Ne rien lâcher, jamais. La même qu’il y a cinq ans, définitivement. « Cette histoire m’a rendue moins naïve sur certains points. Elle n’a pas fondamentalement changé la personne que je suis », dit-elle, avant de confier, dans un sourire : « En fait, la seule chose qui a vraiment changé dans ma vie, c’est que désormais, je suis obligée de mettre des lunettes pour lire les textos de ma fille. »
______________
BIO EXPRESS
1963 : naissance à Boulogne-Billancourt le 26 mars.
1988 : elle obtient son diplôme de médecin avec une spécialisation en pneumologie faite à l’hôpital Antoine-Béclère (Clamart) et Foch (Suresnes).
1996 : elle rejoint son mari Bruno Frachon, hydrographe et ingénieur militaire à Brest où elle intègre le CHU.

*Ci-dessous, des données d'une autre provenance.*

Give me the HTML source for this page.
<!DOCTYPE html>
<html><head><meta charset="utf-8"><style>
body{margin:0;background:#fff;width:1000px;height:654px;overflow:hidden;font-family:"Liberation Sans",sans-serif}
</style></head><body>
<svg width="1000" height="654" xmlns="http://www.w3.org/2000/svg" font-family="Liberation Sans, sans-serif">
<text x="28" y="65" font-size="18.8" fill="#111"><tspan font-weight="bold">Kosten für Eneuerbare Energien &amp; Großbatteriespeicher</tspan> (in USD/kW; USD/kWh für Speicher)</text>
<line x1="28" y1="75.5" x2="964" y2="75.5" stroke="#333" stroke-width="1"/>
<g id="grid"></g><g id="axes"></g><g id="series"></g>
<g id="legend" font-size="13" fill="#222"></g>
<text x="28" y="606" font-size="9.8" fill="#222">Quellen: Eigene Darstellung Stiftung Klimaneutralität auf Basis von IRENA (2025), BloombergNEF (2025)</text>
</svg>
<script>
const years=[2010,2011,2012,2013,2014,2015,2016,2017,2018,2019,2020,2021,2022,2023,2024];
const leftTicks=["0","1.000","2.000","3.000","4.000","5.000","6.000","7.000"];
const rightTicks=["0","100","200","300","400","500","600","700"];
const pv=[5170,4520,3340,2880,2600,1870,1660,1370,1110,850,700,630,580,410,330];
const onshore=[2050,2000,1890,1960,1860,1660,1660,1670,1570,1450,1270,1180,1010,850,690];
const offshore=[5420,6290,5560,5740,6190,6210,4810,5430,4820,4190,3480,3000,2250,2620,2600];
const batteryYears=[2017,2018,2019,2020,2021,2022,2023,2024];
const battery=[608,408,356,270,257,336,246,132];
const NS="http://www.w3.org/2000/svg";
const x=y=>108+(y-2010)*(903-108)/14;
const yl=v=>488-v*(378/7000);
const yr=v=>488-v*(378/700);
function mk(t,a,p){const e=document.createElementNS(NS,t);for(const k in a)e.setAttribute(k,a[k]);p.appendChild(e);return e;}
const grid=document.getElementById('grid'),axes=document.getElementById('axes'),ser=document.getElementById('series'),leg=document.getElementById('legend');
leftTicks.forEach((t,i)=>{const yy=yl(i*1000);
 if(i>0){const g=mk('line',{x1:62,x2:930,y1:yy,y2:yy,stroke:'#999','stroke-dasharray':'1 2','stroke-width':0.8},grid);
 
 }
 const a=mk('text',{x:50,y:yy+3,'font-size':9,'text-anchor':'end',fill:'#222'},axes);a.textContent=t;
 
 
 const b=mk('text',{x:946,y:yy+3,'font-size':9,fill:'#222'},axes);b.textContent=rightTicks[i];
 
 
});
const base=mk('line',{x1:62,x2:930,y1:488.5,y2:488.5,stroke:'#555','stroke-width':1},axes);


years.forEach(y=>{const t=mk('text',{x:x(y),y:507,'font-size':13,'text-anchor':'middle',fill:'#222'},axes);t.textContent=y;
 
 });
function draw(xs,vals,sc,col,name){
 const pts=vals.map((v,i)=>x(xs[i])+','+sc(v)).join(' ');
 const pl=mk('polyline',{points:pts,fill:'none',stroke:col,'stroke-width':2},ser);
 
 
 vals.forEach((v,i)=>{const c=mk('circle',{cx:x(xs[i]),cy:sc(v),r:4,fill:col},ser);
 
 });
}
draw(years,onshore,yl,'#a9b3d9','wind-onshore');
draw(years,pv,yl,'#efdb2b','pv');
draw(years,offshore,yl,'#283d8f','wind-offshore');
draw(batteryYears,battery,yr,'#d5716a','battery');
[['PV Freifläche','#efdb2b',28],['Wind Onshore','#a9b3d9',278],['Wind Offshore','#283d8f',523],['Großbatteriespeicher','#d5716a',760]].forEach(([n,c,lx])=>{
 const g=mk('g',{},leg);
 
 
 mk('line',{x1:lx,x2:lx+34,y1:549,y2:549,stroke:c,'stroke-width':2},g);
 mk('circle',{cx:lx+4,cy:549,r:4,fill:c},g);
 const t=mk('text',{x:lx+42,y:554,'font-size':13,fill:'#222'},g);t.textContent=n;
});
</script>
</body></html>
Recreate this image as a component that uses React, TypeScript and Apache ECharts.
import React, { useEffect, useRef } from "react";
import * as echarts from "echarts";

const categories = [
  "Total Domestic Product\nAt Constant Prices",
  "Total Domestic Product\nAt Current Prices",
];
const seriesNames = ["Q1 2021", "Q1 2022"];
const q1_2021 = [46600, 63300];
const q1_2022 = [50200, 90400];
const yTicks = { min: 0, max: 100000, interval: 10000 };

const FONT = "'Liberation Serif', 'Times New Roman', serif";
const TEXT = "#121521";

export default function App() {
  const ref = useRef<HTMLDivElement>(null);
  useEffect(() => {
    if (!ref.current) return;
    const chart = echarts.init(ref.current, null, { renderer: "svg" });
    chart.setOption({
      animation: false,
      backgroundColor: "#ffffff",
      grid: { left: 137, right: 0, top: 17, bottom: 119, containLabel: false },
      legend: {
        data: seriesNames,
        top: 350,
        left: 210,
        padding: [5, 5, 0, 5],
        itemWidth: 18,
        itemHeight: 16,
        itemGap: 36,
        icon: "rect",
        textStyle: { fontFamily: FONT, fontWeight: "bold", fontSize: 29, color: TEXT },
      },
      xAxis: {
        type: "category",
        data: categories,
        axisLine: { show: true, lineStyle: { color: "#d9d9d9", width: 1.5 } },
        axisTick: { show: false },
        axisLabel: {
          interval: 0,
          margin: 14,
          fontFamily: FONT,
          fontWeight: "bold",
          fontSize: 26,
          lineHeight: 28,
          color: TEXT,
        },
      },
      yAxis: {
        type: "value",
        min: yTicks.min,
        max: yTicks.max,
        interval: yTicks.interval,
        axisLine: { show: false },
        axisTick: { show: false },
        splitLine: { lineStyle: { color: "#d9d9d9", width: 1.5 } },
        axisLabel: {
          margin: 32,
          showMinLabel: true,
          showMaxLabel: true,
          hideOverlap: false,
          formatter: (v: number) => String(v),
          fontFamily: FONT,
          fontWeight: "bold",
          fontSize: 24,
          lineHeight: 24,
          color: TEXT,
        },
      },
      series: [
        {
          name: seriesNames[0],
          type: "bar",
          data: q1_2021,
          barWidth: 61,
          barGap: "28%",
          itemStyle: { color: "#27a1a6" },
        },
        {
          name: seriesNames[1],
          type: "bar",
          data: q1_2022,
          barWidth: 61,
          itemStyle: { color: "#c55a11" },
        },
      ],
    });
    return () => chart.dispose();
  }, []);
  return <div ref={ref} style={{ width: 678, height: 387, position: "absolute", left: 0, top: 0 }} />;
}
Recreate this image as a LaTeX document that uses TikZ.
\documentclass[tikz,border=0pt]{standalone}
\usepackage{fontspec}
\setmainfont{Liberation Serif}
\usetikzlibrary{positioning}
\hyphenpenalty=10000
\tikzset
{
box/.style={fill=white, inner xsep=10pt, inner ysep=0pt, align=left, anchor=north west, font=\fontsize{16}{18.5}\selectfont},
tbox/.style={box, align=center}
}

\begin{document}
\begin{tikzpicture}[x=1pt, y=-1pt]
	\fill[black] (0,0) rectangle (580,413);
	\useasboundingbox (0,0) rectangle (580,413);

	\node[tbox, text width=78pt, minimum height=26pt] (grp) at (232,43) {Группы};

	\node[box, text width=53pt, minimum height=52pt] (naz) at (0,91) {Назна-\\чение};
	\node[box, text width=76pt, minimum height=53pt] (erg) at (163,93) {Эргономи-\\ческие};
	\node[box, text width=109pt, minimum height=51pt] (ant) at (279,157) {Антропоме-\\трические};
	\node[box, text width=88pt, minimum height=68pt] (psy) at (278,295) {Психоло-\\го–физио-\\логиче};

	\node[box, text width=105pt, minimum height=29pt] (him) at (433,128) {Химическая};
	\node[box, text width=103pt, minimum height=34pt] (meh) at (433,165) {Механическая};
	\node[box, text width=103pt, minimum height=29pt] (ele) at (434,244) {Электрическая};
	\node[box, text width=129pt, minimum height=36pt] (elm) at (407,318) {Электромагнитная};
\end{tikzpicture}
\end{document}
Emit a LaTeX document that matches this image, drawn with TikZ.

2007 : elle est alertée par plusieurs cas de patients du CHU atteints de graves pathologies cardiaques alors qu’ils prenaient du Mediator. Elle se lance dans une enquête sur le médicament qui durera plus de deux ans.
2009 : avec plusieurs collègues, elle alerte l’Agence du médicament sur la dangerosité du Mediator, retiré du marché en novembre.
2010 : elle sort son livre Mediator, 150 mg, combien de morts ? aux éditions Dialogues, qui dévoile son enquête.